Getting better at Geometry Dash has gotten complicated with all the conflicting advice flying around. As someone who went from barely beating Clubstep to clearing Hard Demons in about eight months, I learned a few things that made a real difference fast. Not “grind more” advice. Actual changes I made to how I play that clicked immediately.
Five things. That’s it. I changed these five things and my improvement accelerated way faster than the previous year of just playing more.
1. I Stopped Ignoring the Music
This sounds ridiculous for a rhythm game, right? But I was treating the music as background noise. I’d zone out, stare at obstacles, and rely 100% on visual timing. Turns out I was throwing away half the information the game gives you.
Here’s what I did: I dropped the music to about 60% volume. Not muted, not full blast — just enough that my brain had to actually integrate audio and visual timing together instead of defaulting to just my eyes. Within a couple sessions, I started noticing how obstacles line up with beats and drops. Timings that felt random suddenly had a rhythm to them.
Some people go the opposite direction — they reduce decoration so visuals are cleaner and lean harder into the music. Experiment with it. Point is, stop ignoring your ears.

2. I Started Learning Levels Backward
This one felt weird at first. But think about it — most players always practice from the beginning. So you know the first 40% of a level perfectly and the ending is this terrifying unknown. When you finally reach 80% in a real run, you’re panicking because you’ve barely seen what comes next.
I flipped it. Practice mode, checkpoint the final 25%, master it completely. Then work backward, adding earlier sections. By the time I reached the ending during a real attempt, I’d already beaten that section dozens of times. The anxiety was gone.
Probably should have led with this, honestly. It’s the single biggest change I made.
Dying at 85% still stings, but way less when you know you’ve proven you can beat everything after it. The psychological difference is massive.
3. I Started Analyzing Deaths Instead of Mashing Restart
My old pattern: die, instantly restart, die at the same spot, restart, die again, restart. Repeat for 45 minutes. Learn nothing.
New pattern: die, sit there for three seconds, ask myself what actually happened. Was I early or late? Did I misread the obstacle? Did I hold too long? Was I distracted by that notification I should’ve silenced?
Three seconds. That’s all it takes. And it stops you from mindlessly repeating the same mistake dozens of times in a row. I started keeping a mental note of recurring death spots — if I die at the same place three times, that section needs isolated practice. No more full attempts until I’ve drilled it.
Sounds obvious. I ignored this for over a year.

4. I Mixed Up What I Was Playing
I’m apparently a wave-obsessed player and I spent months only playing levels with heavy wave sections. My wave got really good. My ball control? Embarrassing. Ship? Mediocre at best. I’d get destroyed by sections that were technically easier than what I could handle in wave.
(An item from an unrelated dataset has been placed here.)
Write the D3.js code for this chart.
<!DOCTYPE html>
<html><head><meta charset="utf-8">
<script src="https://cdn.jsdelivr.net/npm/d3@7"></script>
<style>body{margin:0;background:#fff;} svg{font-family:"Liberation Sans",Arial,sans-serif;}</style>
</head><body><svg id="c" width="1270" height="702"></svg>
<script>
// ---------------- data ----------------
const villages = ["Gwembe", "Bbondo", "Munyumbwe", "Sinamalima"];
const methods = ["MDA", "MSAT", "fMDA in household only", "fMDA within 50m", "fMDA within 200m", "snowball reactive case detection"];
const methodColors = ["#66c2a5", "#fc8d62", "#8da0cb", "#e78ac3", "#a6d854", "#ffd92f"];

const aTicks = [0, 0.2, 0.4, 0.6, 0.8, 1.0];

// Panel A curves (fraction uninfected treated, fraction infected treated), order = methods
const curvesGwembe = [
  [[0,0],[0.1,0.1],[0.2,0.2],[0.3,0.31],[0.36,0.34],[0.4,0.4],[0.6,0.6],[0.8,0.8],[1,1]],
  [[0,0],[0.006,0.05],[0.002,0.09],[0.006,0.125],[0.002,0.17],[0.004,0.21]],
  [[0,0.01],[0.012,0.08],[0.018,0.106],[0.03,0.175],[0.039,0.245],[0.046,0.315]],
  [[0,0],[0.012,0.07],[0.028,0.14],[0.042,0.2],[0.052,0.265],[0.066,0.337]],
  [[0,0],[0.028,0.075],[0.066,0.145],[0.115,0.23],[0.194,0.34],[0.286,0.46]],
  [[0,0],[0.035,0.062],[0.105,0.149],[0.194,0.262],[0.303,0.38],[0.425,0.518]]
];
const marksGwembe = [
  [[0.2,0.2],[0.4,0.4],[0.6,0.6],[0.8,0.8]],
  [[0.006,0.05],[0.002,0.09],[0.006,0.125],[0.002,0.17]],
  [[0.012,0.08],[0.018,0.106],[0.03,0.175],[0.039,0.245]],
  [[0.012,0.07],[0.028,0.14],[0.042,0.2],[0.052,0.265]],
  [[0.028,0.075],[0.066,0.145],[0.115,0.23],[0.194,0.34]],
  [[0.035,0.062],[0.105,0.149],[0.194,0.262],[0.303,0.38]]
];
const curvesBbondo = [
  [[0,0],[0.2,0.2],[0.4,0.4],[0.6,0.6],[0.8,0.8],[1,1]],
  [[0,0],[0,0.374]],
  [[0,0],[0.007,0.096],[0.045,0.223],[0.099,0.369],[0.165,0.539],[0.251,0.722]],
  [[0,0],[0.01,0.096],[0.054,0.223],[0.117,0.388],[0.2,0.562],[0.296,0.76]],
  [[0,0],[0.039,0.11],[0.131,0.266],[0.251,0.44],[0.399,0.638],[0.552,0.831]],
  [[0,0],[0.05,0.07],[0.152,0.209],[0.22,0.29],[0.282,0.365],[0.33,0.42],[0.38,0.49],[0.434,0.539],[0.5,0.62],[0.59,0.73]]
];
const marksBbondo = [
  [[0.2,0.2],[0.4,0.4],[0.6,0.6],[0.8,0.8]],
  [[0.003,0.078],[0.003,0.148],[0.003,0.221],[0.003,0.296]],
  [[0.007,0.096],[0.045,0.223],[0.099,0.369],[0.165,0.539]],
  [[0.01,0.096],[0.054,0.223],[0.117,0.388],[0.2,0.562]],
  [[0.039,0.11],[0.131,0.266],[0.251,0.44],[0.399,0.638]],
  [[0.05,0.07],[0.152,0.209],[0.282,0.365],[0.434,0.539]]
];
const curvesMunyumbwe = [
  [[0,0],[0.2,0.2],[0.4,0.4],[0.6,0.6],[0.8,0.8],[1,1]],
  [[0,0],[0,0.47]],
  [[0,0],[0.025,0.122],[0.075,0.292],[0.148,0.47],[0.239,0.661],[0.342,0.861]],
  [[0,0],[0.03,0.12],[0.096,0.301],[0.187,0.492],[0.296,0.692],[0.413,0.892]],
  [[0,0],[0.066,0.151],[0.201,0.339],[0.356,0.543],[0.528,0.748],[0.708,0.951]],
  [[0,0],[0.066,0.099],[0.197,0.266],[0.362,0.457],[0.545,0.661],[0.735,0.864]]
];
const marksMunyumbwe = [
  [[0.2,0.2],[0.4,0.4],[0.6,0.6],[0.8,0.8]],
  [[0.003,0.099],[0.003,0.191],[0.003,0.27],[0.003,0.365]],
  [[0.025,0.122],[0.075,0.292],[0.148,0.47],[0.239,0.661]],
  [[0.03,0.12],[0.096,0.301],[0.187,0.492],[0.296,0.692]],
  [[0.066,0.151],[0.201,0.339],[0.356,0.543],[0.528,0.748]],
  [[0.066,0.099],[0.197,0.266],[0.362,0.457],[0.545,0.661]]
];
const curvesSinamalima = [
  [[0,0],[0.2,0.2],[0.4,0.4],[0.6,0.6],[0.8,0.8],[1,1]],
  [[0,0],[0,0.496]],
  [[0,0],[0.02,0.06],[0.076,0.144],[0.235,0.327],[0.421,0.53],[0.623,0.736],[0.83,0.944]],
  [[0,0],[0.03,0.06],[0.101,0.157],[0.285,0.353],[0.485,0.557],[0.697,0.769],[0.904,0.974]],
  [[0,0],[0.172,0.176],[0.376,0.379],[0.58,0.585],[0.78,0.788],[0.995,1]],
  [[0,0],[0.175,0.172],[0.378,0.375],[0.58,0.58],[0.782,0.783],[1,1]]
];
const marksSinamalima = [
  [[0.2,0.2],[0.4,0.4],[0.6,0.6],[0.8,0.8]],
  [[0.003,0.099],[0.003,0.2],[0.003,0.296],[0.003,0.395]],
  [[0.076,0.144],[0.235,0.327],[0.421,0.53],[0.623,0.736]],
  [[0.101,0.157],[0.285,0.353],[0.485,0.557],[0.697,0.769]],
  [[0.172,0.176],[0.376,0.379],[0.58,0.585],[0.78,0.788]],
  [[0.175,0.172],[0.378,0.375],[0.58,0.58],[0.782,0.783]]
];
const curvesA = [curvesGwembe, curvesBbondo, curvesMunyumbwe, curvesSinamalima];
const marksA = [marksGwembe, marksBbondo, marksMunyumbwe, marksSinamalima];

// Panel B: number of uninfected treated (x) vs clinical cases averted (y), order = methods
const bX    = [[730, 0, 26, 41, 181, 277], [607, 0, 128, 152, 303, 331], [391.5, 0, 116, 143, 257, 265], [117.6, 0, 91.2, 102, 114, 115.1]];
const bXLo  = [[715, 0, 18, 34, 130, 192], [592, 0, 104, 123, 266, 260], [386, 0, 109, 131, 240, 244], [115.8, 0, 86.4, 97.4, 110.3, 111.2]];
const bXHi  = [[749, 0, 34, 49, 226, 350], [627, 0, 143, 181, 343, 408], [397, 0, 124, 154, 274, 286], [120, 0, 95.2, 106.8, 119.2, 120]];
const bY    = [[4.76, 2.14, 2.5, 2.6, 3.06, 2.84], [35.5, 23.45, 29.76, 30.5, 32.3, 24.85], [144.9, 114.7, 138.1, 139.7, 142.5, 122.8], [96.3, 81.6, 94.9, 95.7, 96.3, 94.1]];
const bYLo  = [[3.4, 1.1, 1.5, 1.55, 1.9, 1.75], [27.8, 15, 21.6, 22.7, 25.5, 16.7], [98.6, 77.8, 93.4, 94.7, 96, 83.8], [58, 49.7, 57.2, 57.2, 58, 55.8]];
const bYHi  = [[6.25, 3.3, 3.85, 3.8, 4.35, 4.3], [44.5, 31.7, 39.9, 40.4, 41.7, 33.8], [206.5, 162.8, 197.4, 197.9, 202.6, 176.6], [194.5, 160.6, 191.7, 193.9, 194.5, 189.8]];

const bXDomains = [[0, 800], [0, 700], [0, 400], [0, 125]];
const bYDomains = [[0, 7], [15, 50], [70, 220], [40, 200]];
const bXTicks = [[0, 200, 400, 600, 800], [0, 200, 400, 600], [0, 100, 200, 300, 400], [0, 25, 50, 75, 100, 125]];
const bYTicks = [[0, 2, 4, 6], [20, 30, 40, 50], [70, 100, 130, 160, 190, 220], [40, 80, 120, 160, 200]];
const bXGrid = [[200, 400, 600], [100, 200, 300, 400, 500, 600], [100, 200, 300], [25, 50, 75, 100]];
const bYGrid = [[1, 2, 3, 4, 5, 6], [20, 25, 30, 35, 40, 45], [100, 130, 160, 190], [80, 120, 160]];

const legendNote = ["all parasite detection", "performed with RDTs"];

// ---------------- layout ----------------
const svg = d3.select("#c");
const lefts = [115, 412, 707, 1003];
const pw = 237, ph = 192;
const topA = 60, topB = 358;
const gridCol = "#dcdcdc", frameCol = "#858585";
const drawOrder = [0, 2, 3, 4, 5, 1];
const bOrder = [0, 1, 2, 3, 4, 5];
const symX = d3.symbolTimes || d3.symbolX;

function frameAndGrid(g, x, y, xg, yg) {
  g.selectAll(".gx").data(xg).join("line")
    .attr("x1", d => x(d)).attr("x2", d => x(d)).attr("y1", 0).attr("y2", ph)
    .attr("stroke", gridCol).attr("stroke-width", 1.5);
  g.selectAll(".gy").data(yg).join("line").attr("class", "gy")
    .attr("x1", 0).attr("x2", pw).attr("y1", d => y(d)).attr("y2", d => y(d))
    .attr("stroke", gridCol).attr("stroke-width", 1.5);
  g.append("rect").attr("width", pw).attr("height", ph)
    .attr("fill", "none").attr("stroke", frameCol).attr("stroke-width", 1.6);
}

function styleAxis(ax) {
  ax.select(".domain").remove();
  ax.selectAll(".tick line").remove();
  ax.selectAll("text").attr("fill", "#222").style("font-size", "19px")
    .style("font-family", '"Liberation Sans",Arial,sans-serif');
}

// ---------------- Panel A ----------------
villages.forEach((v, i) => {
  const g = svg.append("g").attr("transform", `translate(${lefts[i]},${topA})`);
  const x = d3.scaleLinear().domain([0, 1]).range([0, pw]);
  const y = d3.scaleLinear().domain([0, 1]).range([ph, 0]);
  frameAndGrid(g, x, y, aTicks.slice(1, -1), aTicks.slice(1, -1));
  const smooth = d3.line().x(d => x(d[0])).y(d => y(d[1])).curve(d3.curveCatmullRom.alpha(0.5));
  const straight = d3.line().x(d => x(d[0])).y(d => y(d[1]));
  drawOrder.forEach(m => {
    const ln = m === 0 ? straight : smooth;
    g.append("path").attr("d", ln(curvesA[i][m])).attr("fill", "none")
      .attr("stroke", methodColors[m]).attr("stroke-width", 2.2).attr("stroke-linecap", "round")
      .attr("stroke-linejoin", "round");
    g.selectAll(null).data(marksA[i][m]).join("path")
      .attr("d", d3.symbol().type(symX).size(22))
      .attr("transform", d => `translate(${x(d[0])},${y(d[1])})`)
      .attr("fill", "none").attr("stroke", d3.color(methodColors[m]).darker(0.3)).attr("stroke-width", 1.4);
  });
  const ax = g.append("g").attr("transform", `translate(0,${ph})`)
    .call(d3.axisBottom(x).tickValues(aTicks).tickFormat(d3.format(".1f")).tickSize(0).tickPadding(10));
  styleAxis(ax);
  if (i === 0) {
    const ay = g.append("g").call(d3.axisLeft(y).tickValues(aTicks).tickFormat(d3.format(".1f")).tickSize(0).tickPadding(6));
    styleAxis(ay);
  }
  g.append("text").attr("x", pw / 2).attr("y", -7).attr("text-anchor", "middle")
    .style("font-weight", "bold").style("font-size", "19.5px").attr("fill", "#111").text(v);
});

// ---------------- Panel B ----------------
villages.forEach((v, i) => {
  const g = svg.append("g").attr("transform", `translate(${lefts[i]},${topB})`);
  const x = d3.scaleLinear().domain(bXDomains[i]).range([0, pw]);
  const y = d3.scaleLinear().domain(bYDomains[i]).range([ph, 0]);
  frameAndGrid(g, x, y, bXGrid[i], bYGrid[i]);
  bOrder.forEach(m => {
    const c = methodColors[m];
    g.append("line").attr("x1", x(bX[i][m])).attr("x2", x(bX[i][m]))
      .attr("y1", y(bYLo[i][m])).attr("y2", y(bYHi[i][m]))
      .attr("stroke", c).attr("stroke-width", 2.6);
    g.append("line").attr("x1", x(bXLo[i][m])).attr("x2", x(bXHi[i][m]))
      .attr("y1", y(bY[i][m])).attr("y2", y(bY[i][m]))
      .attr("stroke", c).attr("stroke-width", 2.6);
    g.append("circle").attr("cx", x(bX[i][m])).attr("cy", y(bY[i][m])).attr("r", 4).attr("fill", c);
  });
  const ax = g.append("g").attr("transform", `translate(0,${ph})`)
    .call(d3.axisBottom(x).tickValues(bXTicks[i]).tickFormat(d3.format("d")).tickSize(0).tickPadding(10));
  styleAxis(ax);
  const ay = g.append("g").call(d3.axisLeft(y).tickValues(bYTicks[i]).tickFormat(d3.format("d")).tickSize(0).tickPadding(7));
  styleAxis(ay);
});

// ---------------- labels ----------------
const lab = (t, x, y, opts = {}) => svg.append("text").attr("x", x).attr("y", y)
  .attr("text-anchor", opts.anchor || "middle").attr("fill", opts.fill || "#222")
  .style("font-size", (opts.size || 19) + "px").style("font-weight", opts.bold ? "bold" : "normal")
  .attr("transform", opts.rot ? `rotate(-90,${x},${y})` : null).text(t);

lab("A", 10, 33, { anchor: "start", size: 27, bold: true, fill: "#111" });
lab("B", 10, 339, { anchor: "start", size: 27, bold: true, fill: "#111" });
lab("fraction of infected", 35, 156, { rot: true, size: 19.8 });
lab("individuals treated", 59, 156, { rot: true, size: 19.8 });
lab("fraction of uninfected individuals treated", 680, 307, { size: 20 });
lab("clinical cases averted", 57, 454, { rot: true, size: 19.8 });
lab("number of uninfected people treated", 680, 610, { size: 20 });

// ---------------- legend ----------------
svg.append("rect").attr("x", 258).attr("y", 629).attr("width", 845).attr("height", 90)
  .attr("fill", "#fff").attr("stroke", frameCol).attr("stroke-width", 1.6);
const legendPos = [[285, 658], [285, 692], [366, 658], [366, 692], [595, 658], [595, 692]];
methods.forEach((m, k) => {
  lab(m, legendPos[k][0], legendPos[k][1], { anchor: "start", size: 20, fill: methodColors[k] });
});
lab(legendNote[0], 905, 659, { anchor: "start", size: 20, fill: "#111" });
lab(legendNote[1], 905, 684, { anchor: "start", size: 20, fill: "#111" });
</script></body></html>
That’s what makes Geometry Dash endearing to us obsessive types — there’s always another mode to get humbled by.
I forced myself to mix it up:
- Memory levels — built my pattern recognition and made me actually pay attention
- Sight-reading levels — sharpened reactions I didn’t know I was missing
- Technical levels — refined precise movement in modes I’d been avoiding
- Easy levels — sounds counterproductive, but they build confidence and flow. Hard levels build skill. You need both.
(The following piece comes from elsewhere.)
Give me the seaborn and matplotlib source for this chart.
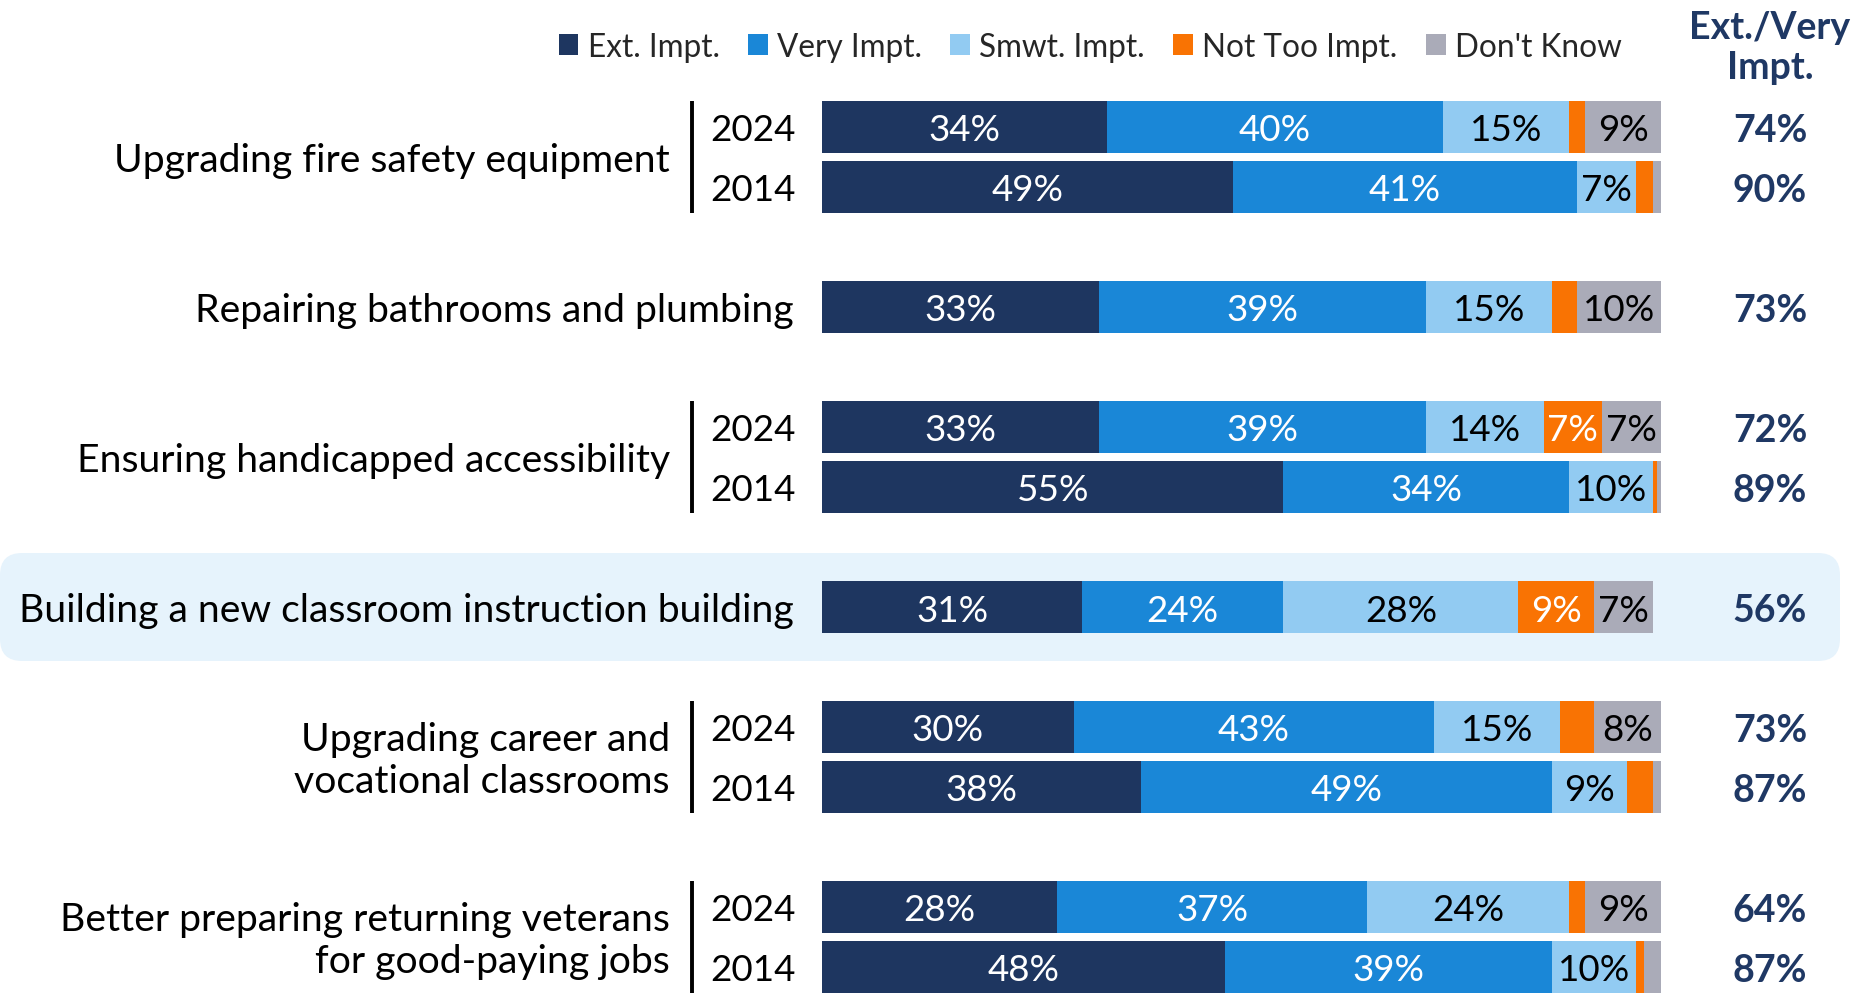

Skills transfer across level types way more than you’d expect. Getting better at memory levels improved my focus during wave sections. Sight-reading practice made my reactions faster everywhere. The crossover benefits surprised me.
5. I Started Taking Real Breaks
Your brain consolidates motor skills during rest, not during practice. I know, I know — everyone says this. I didn’t believe it either until I experienced it firsthand.
I was stuck on a specific section in Windy Landscape for three days. Three. Days. Hundreds of attempts. Couldn’t pass it consistently. Went to bed frustrated, woke up the next morning, beat it on my fourth attempt. First try of the session, basically.
This isn’t a coincidence — it’s how skill acquisition works neurologically. Your brain literally processes and optimizes motor patterns while you sleep. Grinding for three hours straight is often less effective than 30 minutes of focused practice, an hour break, then another 30 minutes.
Signs you need to step away: increasing frustration, making mistakes you weren’t making earlier, feeling physically tense, dying repeatedly at sections you’ve already proven you can pass. If any of these show up, close the game. Come back later. You’ll be better for it.
How to Actually Use This Stuff
Don’t try all five at once. Pick the one that resonates with whatever’s holding you back right now and focus on it for a week. Once it becomes habit, add another.
Small changes compound. Players who practice with intention consistently outperform people who just grind more hours with sloppy habits. I was the sloppy-habits guy for a long time. These five changes are what finally got me out of it.